▽

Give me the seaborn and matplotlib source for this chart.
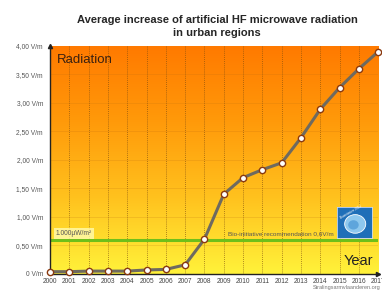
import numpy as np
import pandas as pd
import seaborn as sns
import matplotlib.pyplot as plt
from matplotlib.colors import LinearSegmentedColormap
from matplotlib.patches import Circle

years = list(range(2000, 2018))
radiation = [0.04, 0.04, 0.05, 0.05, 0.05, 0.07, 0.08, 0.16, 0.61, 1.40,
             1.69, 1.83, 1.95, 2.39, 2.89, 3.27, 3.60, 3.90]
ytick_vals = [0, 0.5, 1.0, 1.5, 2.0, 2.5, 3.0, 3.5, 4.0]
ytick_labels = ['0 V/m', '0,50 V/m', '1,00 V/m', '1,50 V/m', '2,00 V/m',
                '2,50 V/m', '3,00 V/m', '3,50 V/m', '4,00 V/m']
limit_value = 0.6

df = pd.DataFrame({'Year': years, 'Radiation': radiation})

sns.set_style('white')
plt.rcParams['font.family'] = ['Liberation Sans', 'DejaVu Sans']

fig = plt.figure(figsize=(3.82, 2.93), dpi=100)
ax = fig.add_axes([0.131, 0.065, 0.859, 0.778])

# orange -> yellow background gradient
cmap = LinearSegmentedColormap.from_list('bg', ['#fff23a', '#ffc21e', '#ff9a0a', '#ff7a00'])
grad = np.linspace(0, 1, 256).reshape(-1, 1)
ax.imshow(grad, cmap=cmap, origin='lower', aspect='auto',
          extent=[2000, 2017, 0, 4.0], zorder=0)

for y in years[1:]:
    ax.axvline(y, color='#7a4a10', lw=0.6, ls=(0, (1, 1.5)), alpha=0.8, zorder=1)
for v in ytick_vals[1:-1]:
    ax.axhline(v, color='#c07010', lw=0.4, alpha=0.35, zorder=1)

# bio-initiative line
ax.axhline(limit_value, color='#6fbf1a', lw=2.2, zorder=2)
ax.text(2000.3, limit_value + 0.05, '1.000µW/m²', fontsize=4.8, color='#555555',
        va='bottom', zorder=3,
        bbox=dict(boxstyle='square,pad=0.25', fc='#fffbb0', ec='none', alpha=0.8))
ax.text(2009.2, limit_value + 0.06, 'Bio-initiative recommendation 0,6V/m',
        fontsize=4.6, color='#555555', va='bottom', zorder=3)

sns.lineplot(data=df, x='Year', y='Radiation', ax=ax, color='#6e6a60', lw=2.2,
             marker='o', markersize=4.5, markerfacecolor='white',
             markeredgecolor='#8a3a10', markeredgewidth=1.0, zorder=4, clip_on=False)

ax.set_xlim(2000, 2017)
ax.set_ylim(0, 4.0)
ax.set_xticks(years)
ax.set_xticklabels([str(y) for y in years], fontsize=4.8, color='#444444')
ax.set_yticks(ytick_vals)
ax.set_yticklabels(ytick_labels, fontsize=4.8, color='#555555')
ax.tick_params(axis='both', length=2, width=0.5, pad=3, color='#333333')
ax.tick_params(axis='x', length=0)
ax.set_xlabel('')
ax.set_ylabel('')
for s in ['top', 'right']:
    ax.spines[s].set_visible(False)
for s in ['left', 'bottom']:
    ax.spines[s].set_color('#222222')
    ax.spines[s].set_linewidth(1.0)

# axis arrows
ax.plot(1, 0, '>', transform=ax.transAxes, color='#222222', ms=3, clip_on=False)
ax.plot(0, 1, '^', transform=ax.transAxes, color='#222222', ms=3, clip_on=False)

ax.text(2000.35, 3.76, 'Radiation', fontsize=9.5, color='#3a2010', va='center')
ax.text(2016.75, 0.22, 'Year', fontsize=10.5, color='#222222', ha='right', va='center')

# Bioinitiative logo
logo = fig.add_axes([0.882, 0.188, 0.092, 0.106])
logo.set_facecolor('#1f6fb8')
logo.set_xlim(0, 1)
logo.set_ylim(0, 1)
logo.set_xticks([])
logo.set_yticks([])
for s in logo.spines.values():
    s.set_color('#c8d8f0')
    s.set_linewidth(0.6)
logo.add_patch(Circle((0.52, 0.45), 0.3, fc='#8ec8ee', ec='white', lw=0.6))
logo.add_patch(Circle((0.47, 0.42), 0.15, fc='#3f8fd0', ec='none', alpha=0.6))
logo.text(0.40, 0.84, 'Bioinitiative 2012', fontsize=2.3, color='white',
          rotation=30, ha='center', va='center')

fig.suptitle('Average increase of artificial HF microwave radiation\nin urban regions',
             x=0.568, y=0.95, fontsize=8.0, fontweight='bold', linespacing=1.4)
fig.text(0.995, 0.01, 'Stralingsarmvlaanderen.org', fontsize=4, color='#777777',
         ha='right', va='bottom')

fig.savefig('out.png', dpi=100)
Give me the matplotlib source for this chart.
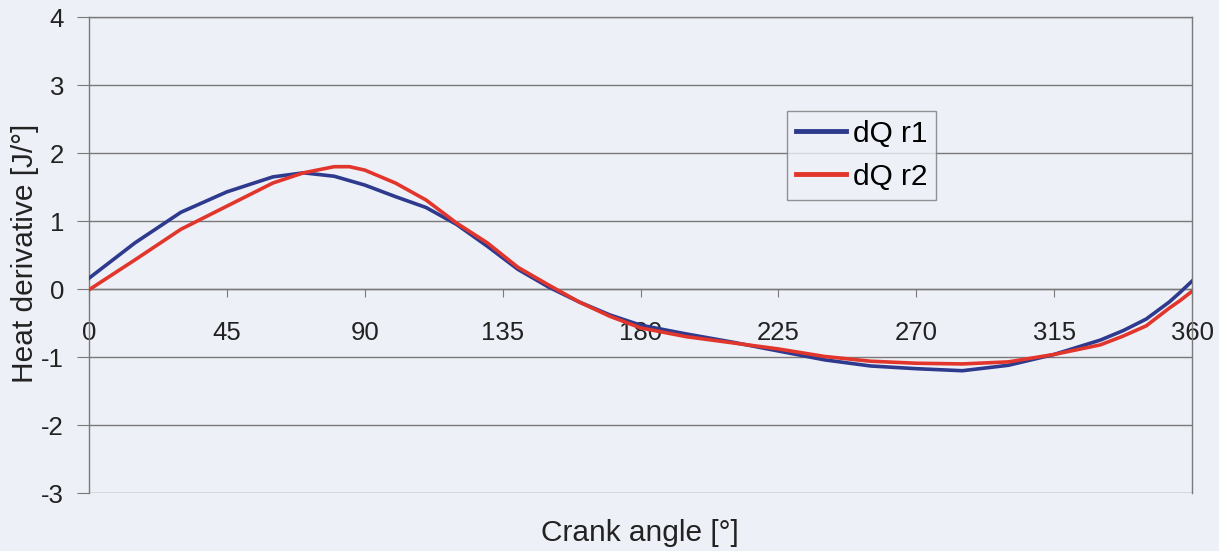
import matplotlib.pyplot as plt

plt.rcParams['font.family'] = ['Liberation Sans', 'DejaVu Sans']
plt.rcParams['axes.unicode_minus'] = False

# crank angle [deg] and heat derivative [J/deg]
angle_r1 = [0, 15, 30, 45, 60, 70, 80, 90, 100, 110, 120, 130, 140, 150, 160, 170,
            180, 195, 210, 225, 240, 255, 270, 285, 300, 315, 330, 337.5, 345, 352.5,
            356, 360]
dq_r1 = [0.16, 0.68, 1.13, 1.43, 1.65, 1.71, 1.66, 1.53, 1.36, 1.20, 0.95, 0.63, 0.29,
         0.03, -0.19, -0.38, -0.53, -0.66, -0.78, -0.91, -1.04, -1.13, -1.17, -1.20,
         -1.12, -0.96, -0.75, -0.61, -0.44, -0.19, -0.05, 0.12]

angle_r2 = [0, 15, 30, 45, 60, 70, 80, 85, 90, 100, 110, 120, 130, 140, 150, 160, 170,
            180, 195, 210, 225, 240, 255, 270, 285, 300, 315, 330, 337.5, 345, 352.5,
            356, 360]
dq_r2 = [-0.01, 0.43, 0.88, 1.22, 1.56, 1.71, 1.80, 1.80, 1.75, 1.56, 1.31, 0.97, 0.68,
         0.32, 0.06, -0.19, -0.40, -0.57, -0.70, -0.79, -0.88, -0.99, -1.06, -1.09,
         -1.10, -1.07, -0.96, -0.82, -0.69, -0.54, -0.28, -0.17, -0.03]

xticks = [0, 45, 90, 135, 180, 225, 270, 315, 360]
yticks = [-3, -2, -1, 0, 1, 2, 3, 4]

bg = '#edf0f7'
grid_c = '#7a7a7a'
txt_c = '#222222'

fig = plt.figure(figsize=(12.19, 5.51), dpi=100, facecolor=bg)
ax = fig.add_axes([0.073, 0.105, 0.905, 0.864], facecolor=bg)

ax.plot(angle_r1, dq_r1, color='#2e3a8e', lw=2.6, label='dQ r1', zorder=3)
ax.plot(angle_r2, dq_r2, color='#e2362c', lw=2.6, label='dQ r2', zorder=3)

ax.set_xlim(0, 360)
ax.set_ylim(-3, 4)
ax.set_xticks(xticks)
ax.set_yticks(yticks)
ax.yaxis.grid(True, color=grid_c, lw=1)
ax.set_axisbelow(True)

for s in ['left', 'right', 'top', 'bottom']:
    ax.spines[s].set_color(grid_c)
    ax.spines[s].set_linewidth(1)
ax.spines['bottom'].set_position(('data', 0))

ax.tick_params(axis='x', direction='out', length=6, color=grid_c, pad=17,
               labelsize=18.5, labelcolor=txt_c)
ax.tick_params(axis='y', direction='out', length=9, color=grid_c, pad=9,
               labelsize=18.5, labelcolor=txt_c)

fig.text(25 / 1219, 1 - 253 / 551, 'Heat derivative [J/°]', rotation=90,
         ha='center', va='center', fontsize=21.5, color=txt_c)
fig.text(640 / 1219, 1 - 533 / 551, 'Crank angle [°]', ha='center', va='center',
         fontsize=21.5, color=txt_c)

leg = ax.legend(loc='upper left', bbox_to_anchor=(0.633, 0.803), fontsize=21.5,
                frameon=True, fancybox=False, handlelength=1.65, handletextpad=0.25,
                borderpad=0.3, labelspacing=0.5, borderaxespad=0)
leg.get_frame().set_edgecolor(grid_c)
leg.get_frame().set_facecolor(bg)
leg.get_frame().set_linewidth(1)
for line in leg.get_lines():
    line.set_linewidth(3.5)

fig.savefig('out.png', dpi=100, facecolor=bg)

△

### Your objective
Repeat only the lines between the top of the entries above and the line containing "from matplotlib.patches import Circle", both ends included, without the pictures.

### Answer to this problem
Give me the seaborn and matplotlib source for this chart.
import numpy as np
import pandas as pd
import seaborn as sns
import matplotlib.pyplot as plt
from matplotlib.colors import LinearSegmentedColormap
from matplotlib.patches import Circle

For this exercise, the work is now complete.